'''

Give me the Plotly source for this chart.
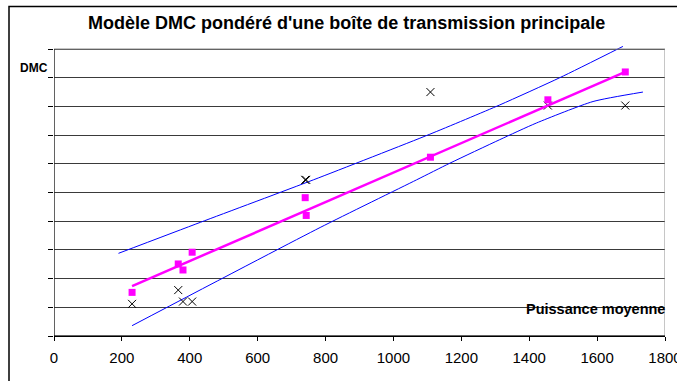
import plotly.graph_objects as go

# ---- data ----
x_pts = [230, 366, 380, 407, 740, 743, 1109, 1455, 1683]
y_obs = [1.12, 1.60, 1.20, 1.20, 5.44, 5.44, 8.50, 8.03, 8.03]
y_model = [1.52, 2.51, 2.30, 2.92, 4.82, 4.20, 6.23, 8.23, 9.20]

fit_x = [230, 1683]
fit_y = [1.74, 9.20]

upper_x = [190, 431, 764, 1107, 1313, 1490, 1676]
upper_y = [2.88, 3.96, 5.44, 7.03, 8.05, 9.00, 10.09]

lower_x = [230, 784, 1068, 1166, 1313, 1421, 1588, 1735]
lower_y = [0.36, 3.78, 5.44, 6.02, 6.84, 7.42, 8.17, 8.50]

x_ticks = [0, 200, 400, 600, 800, 1000, 1200, 1400, 1600, 1800]
y_ticks = list(range(0, 11))

title_text = "Modèle DMC pondéré d'une boîte de transmission principale"
y_label = "DMC"
x_label = "Puissance moyenne"

# ---- layout geometry ----
W, H = 677, 381
ML, MR, MT, MB = 54, 12, 43, 45
PW, PH = W - ML - MR, H - MT - MB
Y_TOP = 10 * PH / 287.0  # 10 units span 287 px

def px(xp):
    return (xp - ML) / PW

def py(yp):
    return (H - MB - yp) / PH

FONT = "Liberation Sans, Arial, sans-serif"

fig = go.Figure()
fig.add_trace(go.Scatter(x=upper_x, y=upper_y, mode="lines",
                         line=dict(color="#0000FF", width=1, shape="spline", smoothing=0.6),
                         hoverinfo="skip"))
fig.add_trace(go.Scatter(x=lower_x, y=lower_y, mode="lines",
                         line=dict(color="#0000FF", width=1, shape="spline", smoothing=0.6),
                         hoverinfo="skip"))
fig.add_trace(go.Scatter(x=x_pts, y=y_obs, mode="markers",
                         marker=dict(symbol="x-thin", size=8, color="black",
                                     line=dict(color="black", width=1))))
fig.add_trace(go.Scatter(x=fit_x, y=fit_y, mode="lines",
                         line=dict(color="#FF00FF", width=2.5)))
fig.add_trace(go.Scatter(x=x_pts, y=y_model, mode="markers",
                         marker=dict(symbol="square", size=7, color="#FF00FF",
                                     line=dict(width=0))))

fig.update_layout(
    width=W, height=H,
    margin=dict(l=ML, r=MR, t=MT, b=MB, pad=0, autoexpand=False),
    paper_bgcolor="white", plot_bgcolor="white",
    showlegend=False,
    font=dict(family=FONT, color="black"),
    xaxis=dict(range=[0, 1800], tickvals=x_ticks, ticktext=[str(v) for v in x_ticks],
               ticks="outside", ticklen=4, tickcolor="black",
               ticklabelstandoff=4, ticklabeloverflow="allow", automargin=False,
               showline=True, linecolor="black", linewidth=1,
               showgrid=False, zeroline=False,
               tickfont=dict(size=15, family=FONT, color="black")),
    yaxis=dict(range=[0, Y_TOP], tickvals=y_ticks, showticklabels=False,
               ticks="outside", ticklen=5, tickcolor="black", automargin=False,
               showline=False, showgrid=True, gridcolor="#3a3a3a", gridwidth=1,
               zeroline=False),
    shapes=[
        # plot frame (top/right grey)
        dict(type="rect", xref="x", yref="y", x0=0, x1=1800, y0=0, y1=10,
             line=dict(color="#8c8c8c", width=1), layer="above"),
        # y axis line
        dict(type="line", xref="x", yref="y", x0=0, x1=0, y0=0, y1=10,
             line=dict(color="black", width=1), layer="above"),
        # x axis line
        dict(type="line", xref="x", yref="y", x0=0, x1=1800, y0=0, y1=0,
             line=dict(color="black", width=1), layer="above"),
        # outer chart border
        dict(type="rect", xref="paper", yref="paper",
             x0=px(9), x1=px(700), y0=py(400), y1=py(6.5),
             line=dict(color="black", width=1.5)),
    ],
    annotations=[
        dict(text="<b>" + title_text + "</b>", xref="paper", yref="paper",
             x=px(346.5), y=py(23), xanchor="center", yanchor="middle",
             showarrow=False, font=dict(size=18, family=FONT, color="black")),
        dict(text="<b>" + y_label + "</b>", xref="paper", yref="paper",
             x=px(34), y=py(68), xanchor="center", yanchor="middle",
             showarrow=False, font=dict(size=12, family=FONT, color="black")),
        dict(text="<b>" + x_label + "</b>", xref="paper", yref="paper",
             x=px(667), y=py(309), xanchor="right", yanchor="middle",
             showarrow=False, font=dict(size=14.5, family=FONT, color="black")),
    ],
)

fig.write_html("out.html")
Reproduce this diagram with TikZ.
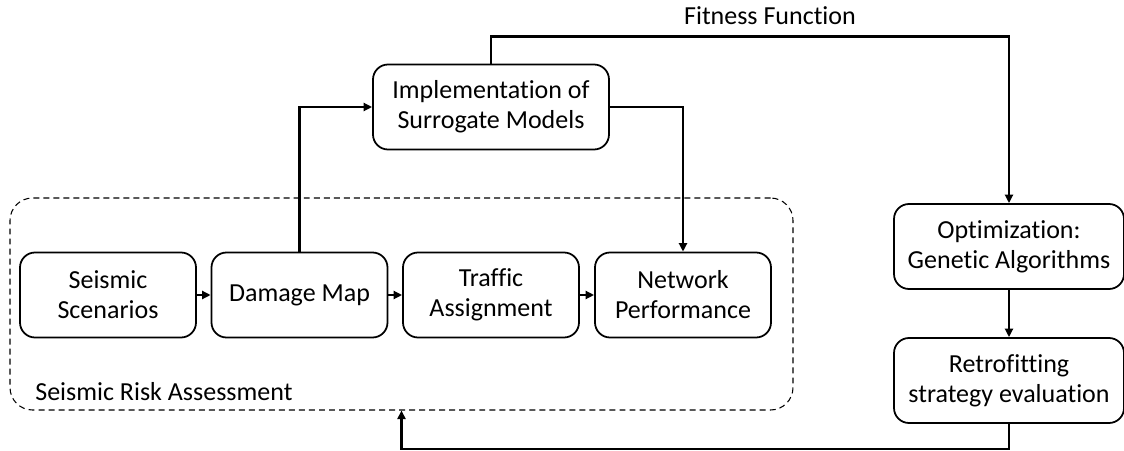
\documentclass[tikz,border=0pt]{standalone}
\usepackage{fontspec}
\setmainfont[Ligatures=NoCommon]{Carlito}
\usetikzlibrary{arrows.meta}

\begin{document}
\begin{tikzpicture}[
    blk/.style={draw, line width=1pt, rounded corners=0.3cm, minimum width=3.52cm, minimum height=1.7cm, inner sep=0pt, align=center, font=\fontsize{14.8}{17}\selectfont},
    conn/.style={line width=1.3pt, -{Triangle[length=1.7mm,width=1.6mm]}},
    lbl/.style={inner sep=0pt, font=\fontsize{14.8}{17}\selectfont}]
    \useasboundingbox (0,0) rectangle (22.48,9);
    \node[draw, dashed, dash pattern=on 3.4pt off 2.3pt, line width=0.6pt, rounded corners=0.45cm, minimum width=15.66cm, minimum height=4.24cm, inner sep=0pt] (sra) at (8.03,2.92) {};   %SRA
    \node[lbl, anchor=west] (sralbl) at (0.7,1.16) {Seismic Risk Assessment};
    \node[blk] (seis) at (2.16,3.1) {Seismic\\Scenarios};
    \node[blk] (dmg) at (5.99,3.1) {Damage Map};
    \node[blk] (traf) at (9.82,3.1) {Traffic\\Assignment};
    \node[blk] (netp) at (13.66,3.1) {Network\\Performance};
    \node[blk, minimum width=4.72cm] (impl) at (9.82,6.86) {Implementation of\\Surrogate Models};   %SM
    \node[blk, minimum width=4.6cm] (opt) at (20.18,4.07) {Optimization:\\Genetic Algorithms};   %GA
    \node[blk, minimum width=4.6cm] (retro) at (20.18,1.39) {Retrofitting\\strategy evaluation};
    \node[lbl] (fit) at (15.4,8.68) {Fitness Function};
    \draw[conn] (seis) -- (dmg);
    \draw[conn] (dmg) -- (traf);
    \draw[conn] (traf) -- (netp);
    \draw[conn] (dmg.north) |- (impl.west);
    \draw[conn] (impl.east) -| (netp.north);
    \draw[conn] (impl.north) -- ++(0,0.54) -| (opt.north);
    \draw[conn] (opt) -- (retro);
    \draw[conn] (retro.south) -- ++(0,-0.5) -| (sra.south);
\end{tikzpicture}
\end{document}
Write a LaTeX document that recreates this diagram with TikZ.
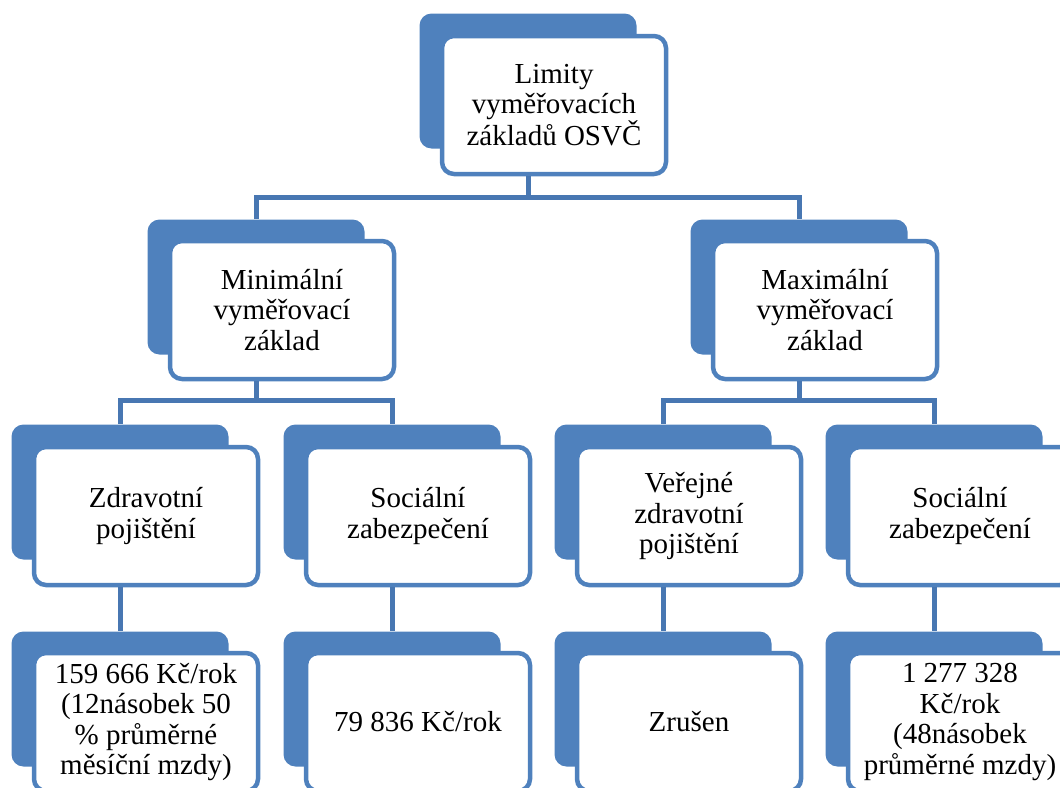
\documentclass[tikz,border=0pt]{standalone}
\usepackage{fontspec}
\setmainfont{Liberation Serif}
\definecolor{smblue}{HTML}{4F81BD}
\definecolor{smline}{HTML}{4877B2}

\begin{document}
\begin{tikzpicture}[x=1pt, y=-1pt,
  every node/.style={font=\fontsize{29}{30.5}\selectfont, align=center},
  backbox/.style={rectangle, rounded corners=12pt, fill=smblue, minimum width=217pt, minimum height=135pt, inner sep=0pt},
  frontbox/.style={rectangle, rounded corners=12pt, draw=smblue, line width=4.5pt, fill=white, minimum width=224pt, minimum height=138pt, inner sep=0pt},
  conn/.style={draw=smline, line width=5pt}]
\useasboundingbox (0,0) rectangle (1060,787);
\clip (0,0) rectangle (1060,787);

\coordinate (bus1) at (0,197);
\coordinate (bus2) at (0,400);

% top
\node[backbox] (limb) at (528,81) {};
\node[frontbox] (lim) at (554,105) {Limity\\vyměřovacích\\základů OSVČ};

% second row
\node[backbox] (minb) at (256,287) {};
\node[frontbox] (min) at (282,310) {Minimální\\vyměřovací\\základ};
\node[backbox] (maxb) at (799,287) {};
\node[frontbox] (max) at (825,310) {Maximální\\vyměřovací\\základ};

% third row
\node[backbox] (zdrb) at (120,492) {};
\node[frontbox] (zdr) at (146,516) {Zdravotní\\pojištění};
\node[backbox] (soczb) at (392,492) {};
\node[frontbox] (socz) at (418,516) {Sociální\\zabezpečení};
\node[backbox] (verb) at (663,492) {};
\node[frontbox] (ver) at (689,516) {Veřejné\\zdravotní\\pojištění};
\node[backbox] (socmb) at (934,492) {};
\node[frontbox] (socm) at (960,516) {Sociální\\zabezpečení};

% values
\node[backbox] (valab) at (120,699) {};
\node[frontbox] (vala) at (146,722) {159 666 Kč/rok\\(12násobek 50\\\% průměrné\\měsíční mzdy)};
\node[backbox] (valbb) at (392,699) {};
\node[frontbox] (valb) at (418,722) {79 836 Kč/rok};
\node[backbox] (valcb) at (663,699) {};
\node[frontbox] (valc) at (689,722) {Zrušen};
\node[backbox] (valdb) at (934,699) {};
\node[frontbox] (vald) at (960,722) {1 277 328\\Kč/rok\\(48násobek\\průměrné mzdy)};

\draw[conn] (limb |- lim.south) -- (limb |- bus1) -| (minb.north);
\draw[conn] (limb |- bus1) -| (maxb.north);
\draw[conn] (minb |- min.south) -- (minb |- bus2) -| (zdrb.north);
\draw[conn] (minb |- bus2) -| (soczb.north);
\draw[conn] (maxb |- max.south) -- (maxb |- bus2) -| (verb.north);
\draw[conn] (maxb |- bus2) -| (socmb.north);
\draw[conn] (zdrb |- zdr.south) -- (valab.north);
\draw[conn] (soczb |- socz.south) -- (valbb.north);
\draw[conn] (verb |- ver.south) -- (valcb.north);
\draw[conn] (socmb |- socm.south) -- (valdb.north);
\end{tikzpicture}
\end{document}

'''

GOAL OF THE EXERCISE:
Count every line of the material above that holds the string "this", then state only the total.

TASK RESPONSE:
3